> Problem statement: Extract the lines of the material below, beginning with the first and ending with the line that holds "edgecolor='black', linewidth=1.2))". Skip every picture.

> Dataset excerpt:
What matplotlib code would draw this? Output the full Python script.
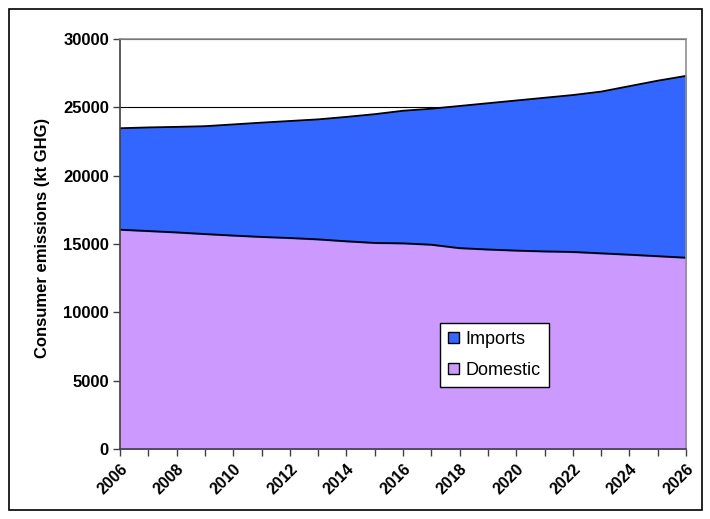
import matplotlib.pyplot as plt
from matplotlib.patches import Rectangle

plt.rcParams['font.family'] = ['Liberation Sans', 'DejaVu Sans']

years = list(range(2006, 2027))
domestic = [16050, 15950, 15850, 15730, 15620, 15520, 15440, 15340, 15200, 15080, 15050,
            14950, 14700, 14600, 14520, 14460, 14420, 14320, 14220, 14110, 14000]
imports = [7420, 7580, 7720, 7890, 8130, 8360, 8560, 8780, 9100, 9420, 9700,
           9950, 10400, 10700, 10980, 11240, 11480, 11830, 12330, 12840, 13300]
tick_years = list(range(2006, 2027, 2))

fig = plt.figure(figsize=(7.1, 5.19), dpi=100)
ax = fig.add_axes([120 / 710, 1 - 449 / 519, 566 / 710, 410 / 519])

# outer frame
fig.patches.append(Rectangle((9 / 710, 1 - 510 / 519), 693 / 710, 501 / 519,
                             transform=fig.transFigure, fill=False,
                             edgecolor='black', linewidth=1.2))

total = [d + i for d, i in zip(domestic, imports)]
ax.fill_between(years, 0, domestic, color='#CC99FF', label='Domestic', zorder=2)
ax.fill_between(years, domestic, total, color='#3366FF', label='Imports', zorder=2)
ax.plot(years, domestic, color='black', linewidth=1.3, zorder=3)
ax.plot(years, total, color='black', linewidth=1.3, zorder=3)

ax.set_xlim(2006, 2026)
ax.set_ylim(0, 30000)
ax.set_yticks(range(0, 30001, 5000))
ax.yaxis.grid(True, color='black', linewidth=0.8, zorder=1)
ax.set_axisbelow(True)

ax.set_xticks(years)
ax.set_xticklabels([str(y) if y in tick_years else '' for y in years],
                   rotation=45, ha='right', rotation_mode='anchor',
                   fontsize=11.5, fontweight='bold')
for lbl in ax.get_yticklabels():
    lbl.set_fontsize(12)
    lbl.set_fontweight('bold')
ax.tick_params(axis='both', direction='out', length=5, width=1, color='#404040')
ax.tick_params(axis='x', pad=4)
ax.tick_params(axis='y', pad=3)

ax.spines['top'].set_color('#909090')
ax.spines['right'].set_color('#909090')
ax.spines['left'].set_color('#404040')
ax.spines['bottom'].set_color('#404040')
for s in ax.spines.values():
    s.set_linewidth(1.2)
    s.set_zorder(4)

ax.set_ylabel('Consumer emissions (kt GHG)', fontsize=12, fontweight='bold')
ax.yaxis.set_label_coords(-0.124, 0.515)

handles, labels = ax.get_legend_handles_labels()
leg = ax.legend(handles[::-1], labels[::-1], loc='upper left',
                bbox_to_anchor=((440 - 120) / 566, (449 - 323) / 410),
                fontsize=13, frameon=True, fancybox=False, edgecolor='black',
                framealpha=1, handlelength=0.6, handleheight=0.6, handletextpad=0.35,
                borderpad=0.45, labelspacing=0.75, borderaxespad=0)
leg.get_frame().set_linewidth(1.0)
for h in leg.legend_handles:
    h.set_edgecolor('black')
    h.set_linewidth(1.0)

fig.savefig('out.png', dpi=100)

> Output of the task:
What matplotlib code would draw this? Output the full Python script.
import matplotlib.pyplot as plt
from matplotlib.patches import Rectangle

plt.rcParams['font.family'] = ['Liberation Sans', 'DejaVu Sans']

years = list(range(2006, 2027))
domestic = [16050, 15950, 15850, 15730, 15620, 15520, 15440, 15340, 15200, 15080, 15050,
            14950, 14700, 14600, 14520, 14460, 14420, 14320, 14220, 14110, 14000]
imports = [7420, 7580, 7720, 7890, 8130, 8360, 8560, 8780, 9100, 9420, 9700,
           9950, 10400, 10700, 10980, 11240, 11480, 11830, 12330, 12840, 13300]
tick_years = list(range(2006, 2027, 2))

fig = plt.figure(figsize=(7.1, 5.19), dpi=100)
ax = fig.add_axes([120 / 710, 1 - 449 / 519, 566 / 710, 410 / 519])

# outer frame
fig.patches.append(Rectangle((9 / 710, 1 - 510 / 519), 693 / 710, 501 / 519,
                             transform=fig.transFigure, fill=False,
                             edgecolor='black', linewidth=1.2))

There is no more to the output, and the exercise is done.